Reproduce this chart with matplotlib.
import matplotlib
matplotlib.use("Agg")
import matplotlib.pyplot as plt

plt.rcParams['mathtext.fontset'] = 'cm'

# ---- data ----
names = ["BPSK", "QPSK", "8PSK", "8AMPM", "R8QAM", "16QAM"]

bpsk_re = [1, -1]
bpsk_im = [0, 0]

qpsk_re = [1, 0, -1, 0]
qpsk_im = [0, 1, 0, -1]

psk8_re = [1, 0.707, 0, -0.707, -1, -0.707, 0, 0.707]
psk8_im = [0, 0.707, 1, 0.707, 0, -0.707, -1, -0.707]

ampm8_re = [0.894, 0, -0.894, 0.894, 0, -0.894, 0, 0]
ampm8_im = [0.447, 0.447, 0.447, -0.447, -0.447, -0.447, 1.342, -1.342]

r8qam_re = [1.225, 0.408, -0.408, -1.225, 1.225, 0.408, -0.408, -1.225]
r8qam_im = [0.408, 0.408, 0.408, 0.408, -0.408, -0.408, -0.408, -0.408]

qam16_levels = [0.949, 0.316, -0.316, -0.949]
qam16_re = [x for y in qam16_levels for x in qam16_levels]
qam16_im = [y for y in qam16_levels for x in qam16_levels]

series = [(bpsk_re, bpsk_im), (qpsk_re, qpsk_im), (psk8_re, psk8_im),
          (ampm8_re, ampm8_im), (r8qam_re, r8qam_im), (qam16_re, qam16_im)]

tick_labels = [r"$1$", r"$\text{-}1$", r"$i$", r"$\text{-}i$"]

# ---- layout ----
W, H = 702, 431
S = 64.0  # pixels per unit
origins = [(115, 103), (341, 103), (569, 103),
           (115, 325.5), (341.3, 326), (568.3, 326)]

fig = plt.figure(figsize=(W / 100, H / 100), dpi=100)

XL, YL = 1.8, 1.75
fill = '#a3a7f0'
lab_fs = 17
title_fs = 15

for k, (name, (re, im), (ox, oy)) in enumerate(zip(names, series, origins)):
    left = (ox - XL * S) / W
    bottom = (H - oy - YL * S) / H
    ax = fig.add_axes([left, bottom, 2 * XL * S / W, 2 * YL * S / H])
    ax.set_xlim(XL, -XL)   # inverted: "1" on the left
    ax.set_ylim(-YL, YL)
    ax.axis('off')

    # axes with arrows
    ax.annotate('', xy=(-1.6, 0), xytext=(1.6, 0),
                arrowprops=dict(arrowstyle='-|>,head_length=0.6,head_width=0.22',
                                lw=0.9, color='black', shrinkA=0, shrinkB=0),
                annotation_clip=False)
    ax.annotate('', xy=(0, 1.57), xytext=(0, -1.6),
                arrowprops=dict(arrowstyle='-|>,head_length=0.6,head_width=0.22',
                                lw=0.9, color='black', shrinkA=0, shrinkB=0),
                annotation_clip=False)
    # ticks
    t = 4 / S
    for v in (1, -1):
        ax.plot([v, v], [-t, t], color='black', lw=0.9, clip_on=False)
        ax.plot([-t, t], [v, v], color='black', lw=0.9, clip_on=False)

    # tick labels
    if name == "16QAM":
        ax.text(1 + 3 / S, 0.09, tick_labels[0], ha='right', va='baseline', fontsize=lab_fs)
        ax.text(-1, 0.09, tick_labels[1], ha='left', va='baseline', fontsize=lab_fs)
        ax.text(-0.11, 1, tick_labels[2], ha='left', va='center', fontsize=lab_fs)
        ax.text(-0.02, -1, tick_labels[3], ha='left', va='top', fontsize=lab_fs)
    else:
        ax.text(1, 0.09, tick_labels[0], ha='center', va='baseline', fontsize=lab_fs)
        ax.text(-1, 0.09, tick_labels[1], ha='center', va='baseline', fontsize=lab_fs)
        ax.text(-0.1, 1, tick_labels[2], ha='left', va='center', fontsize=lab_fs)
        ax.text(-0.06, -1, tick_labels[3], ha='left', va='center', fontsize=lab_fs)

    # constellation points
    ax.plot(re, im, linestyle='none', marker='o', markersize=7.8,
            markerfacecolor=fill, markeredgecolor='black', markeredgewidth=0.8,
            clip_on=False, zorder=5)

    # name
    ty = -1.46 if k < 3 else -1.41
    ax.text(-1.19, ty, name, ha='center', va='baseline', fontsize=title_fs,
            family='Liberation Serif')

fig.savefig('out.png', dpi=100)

════

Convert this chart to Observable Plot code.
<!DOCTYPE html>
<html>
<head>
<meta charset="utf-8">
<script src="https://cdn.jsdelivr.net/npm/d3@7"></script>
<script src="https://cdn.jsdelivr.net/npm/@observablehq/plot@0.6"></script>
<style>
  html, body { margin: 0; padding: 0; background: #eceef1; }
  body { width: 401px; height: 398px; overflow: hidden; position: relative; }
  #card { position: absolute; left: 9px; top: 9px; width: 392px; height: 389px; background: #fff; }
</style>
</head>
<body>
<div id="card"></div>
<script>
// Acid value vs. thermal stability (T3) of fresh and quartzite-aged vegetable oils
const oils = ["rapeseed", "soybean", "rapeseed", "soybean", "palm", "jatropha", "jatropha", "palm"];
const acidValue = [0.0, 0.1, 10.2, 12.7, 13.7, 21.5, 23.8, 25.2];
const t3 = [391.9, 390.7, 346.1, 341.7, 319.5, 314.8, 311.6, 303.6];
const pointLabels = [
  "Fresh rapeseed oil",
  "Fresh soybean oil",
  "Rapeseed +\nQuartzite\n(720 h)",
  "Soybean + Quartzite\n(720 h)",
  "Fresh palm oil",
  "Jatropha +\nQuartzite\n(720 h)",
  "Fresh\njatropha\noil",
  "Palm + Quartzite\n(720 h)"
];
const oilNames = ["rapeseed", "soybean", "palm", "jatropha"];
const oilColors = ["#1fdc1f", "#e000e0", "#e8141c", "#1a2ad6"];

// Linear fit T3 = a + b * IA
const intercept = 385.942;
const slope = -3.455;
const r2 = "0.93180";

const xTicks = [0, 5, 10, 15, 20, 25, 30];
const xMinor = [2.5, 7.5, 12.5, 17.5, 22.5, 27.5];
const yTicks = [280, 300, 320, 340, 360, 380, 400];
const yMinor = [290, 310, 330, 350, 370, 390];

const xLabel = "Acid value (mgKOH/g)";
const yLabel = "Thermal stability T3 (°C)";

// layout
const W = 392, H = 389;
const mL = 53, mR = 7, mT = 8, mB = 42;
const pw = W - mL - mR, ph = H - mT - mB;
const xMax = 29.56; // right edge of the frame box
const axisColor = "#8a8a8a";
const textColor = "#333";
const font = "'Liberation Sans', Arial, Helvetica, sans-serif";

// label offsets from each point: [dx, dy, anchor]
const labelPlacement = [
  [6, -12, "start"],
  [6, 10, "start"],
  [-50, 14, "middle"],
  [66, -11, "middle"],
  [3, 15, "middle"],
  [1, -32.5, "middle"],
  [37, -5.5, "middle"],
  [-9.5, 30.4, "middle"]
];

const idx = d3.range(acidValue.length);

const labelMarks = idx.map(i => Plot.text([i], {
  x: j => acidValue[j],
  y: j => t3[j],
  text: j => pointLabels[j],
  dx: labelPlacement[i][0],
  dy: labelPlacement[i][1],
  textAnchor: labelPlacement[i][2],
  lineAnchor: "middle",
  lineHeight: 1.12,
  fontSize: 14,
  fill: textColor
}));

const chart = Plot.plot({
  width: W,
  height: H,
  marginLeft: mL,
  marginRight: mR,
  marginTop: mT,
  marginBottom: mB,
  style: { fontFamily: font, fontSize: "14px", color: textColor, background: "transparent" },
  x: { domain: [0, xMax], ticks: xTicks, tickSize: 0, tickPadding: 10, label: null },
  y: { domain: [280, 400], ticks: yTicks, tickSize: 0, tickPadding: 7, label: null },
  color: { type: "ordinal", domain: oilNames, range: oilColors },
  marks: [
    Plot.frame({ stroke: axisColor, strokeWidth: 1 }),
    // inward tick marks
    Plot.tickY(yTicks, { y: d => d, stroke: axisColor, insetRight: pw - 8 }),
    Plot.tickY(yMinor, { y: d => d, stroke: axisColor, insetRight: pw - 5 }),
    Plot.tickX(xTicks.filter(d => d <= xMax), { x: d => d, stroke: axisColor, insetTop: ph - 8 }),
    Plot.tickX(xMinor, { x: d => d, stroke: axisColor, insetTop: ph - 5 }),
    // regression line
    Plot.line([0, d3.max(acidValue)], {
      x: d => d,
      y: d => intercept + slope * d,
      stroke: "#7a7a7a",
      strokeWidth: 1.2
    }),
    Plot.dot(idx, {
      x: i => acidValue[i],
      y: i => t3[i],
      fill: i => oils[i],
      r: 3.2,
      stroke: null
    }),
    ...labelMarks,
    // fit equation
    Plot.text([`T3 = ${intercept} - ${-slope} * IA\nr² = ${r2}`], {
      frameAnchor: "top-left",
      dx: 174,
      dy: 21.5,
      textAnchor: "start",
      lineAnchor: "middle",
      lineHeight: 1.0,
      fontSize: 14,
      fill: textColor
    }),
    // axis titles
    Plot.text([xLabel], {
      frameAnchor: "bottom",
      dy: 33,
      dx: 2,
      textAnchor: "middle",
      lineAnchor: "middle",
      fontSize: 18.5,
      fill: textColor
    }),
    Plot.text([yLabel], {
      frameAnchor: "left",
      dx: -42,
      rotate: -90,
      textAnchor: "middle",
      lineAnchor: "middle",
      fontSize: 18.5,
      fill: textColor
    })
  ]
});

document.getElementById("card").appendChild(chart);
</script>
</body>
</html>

════

- What you should do:
State the number of lines holding the word "chart" in the listing. Add nothing else.

- Exercise result:
4